In contrast to Western Europe, in Central Europe and more specifically in Hungary, the role of the churches in public life has gradually increased in the past decade, and this trend is very likely to continue into the future. Nowadays when we discuss the role of Christian faith and values in public life and even in the life of the state, there are still a great many people who disparagingly smile at us. Nevertheless, we must be aware that the very issue at stake here is whether it is possible to build political action on Christian belief.
Let us start from the requirement that Christians must follow Truth, in capital letters. Christians are also aware of the fact that they do not embody truth. Only the communists and the Bolsheviks told us the lie that there is an earthly incarnation of truth and that this was none other than they themselves. Furthermore, Christians also know that there is only one exclusive truth. The existence of several truths is a serious mistake, a deception of relativism. Christians also know that Truth exists; what is more, only one Truth exists, and this Truth will sooner or later become the standard in our life. Truth is unquestionable, irrespective of the actual support or refusal of the majority.
Christian people must approach public issues and any other issue, including that of the majority, from the perspective of that Truth.

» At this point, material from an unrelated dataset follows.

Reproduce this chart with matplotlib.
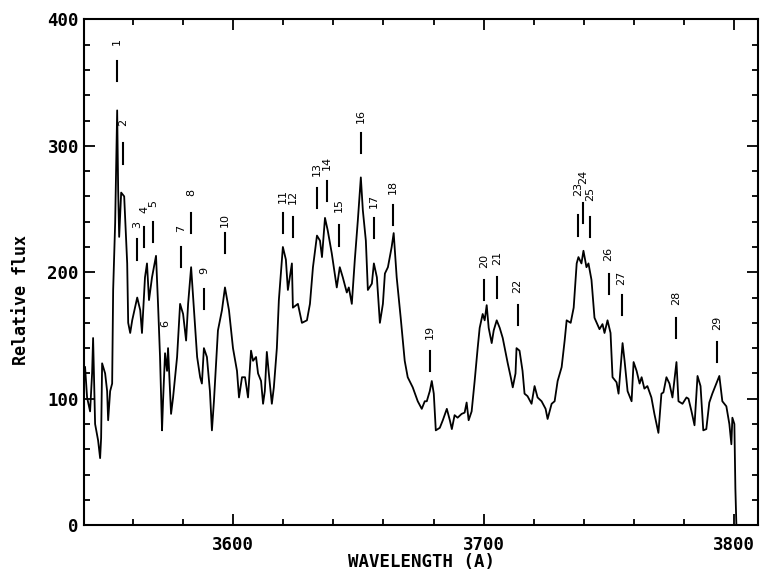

By now, Europe has become a world governed by democracy. Democratic politics is a collective system based on the will of the majority. In other words, democratic politics are about creating a majority to support the efforts we represent. That is, if we take it seriously that our mission is to improve people's lives and if we mean not to abandon that mission. In public life, especially in the world of politics, without majority support a person's efforts are respectable at best but, it must be admitted, have little effect. Achieving a majority can be considered–-erroneously–-as the ultimate goal of politics. We see a majority as the necessary and unavoidable means of action. No matter how firm and stable a basis the concept of majority is for democracy, in itself it is insufficient.
Conclusion
We must rediscover the nineteenth-century ideology that, beyond the separation of church and state, did not pursue a separation of religion and politics. Communities, states and unions of the twenty-first century, including the European Union, cannot do without the notions of responsibility and morality that complement the notion of freedom. The State can neither create nor maintain these values; it is dependent on those communities that serve as measures and standards for citizens, and on politics that help to decide what is just, what is good, what is solidarity and what is in accordance with human dignity.

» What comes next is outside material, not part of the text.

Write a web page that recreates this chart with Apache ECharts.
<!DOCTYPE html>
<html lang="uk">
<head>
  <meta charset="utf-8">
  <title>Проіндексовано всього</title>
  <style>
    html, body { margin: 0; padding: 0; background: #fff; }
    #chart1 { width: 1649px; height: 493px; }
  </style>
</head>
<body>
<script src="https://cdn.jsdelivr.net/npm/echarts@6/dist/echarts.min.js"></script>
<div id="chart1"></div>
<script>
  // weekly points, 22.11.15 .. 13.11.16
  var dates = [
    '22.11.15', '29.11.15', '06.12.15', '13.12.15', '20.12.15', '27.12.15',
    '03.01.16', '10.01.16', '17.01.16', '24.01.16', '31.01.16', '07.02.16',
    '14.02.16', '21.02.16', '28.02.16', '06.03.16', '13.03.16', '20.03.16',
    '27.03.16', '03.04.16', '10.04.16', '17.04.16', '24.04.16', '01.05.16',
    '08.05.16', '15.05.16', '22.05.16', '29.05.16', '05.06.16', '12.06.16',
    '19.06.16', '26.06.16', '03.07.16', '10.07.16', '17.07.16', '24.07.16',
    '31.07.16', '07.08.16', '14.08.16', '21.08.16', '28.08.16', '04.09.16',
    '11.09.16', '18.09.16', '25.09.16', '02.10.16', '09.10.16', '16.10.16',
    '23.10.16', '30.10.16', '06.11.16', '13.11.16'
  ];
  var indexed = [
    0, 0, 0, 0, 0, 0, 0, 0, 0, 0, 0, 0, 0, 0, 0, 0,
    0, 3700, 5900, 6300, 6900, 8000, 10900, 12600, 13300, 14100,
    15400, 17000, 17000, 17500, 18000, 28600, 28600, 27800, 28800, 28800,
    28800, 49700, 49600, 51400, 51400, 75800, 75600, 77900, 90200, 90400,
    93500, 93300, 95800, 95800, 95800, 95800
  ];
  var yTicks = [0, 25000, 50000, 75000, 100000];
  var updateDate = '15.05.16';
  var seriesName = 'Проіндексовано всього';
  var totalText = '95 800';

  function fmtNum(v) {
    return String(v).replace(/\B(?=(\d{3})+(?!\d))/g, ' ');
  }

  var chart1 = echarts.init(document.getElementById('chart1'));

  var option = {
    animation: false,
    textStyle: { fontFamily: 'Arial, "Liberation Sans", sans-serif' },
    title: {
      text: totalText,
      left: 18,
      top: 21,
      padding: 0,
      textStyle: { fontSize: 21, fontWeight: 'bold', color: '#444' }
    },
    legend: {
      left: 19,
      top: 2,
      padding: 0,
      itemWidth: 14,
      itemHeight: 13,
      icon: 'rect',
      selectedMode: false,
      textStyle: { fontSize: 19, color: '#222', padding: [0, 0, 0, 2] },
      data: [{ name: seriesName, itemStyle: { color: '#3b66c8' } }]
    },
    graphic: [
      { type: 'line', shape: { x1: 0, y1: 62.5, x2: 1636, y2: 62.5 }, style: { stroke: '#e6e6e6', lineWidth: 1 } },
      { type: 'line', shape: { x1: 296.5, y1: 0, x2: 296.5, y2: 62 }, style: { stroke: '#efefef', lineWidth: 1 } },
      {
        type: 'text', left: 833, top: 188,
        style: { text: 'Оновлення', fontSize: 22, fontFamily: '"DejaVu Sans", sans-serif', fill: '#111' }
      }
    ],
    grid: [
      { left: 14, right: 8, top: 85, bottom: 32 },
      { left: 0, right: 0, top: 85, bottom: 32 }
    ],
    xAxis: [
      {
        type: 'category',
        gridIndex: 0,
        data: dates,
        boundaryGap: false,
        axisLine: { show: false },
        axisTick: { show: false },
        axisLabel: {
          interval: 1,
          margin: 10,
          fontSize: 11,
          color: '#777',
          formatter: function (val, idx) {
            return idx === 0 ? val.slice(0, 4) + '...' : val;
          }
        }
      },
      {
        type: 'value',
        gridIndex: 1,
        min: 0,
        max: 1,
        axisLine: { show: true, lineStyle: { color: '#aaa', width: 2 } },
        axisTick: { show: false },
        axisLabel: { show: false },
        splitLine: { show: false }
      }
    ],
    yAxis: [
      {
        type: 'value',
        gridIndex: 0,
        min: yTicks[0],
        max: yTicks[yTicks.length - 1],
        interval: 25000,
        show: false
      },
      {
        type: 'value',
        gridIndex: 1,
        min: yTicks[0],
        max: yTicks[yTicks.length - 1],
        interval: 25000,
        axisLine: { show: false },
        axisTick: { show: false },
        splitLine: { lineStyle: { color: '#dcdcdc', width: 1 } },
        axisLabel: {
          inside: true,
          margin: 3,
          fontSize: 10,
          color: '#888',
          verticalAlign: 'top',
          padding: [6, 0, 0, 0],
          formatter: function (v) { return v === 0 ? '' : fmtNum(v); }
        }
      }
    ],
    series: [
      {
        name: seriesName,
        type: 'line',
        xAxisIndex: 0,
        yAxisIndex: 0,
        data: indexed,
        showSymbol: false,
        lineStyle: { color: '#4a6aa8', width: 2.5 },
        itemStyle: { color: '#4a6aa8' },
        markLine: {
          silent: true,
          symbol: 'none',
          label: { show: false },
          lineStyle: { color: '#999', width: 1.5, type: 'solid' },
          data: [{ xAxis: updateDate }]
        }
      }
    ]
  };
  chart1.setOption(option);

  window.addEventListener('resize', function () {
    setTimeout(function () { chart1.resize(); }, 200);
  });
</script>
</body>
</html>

A religious community is only capable of meeting this challenge if the same standard is applied to its own internal structures–-that is, if the criteria of fairness, solidarity and human dignity are applied. Credibility is an important prerequisite to presenting values and to conveying messages. It is for this reason that the principle and practice of ecclesia semper conservanda et reformanda is the common theological treasure of Christian churches, Catholics and Protestants alike.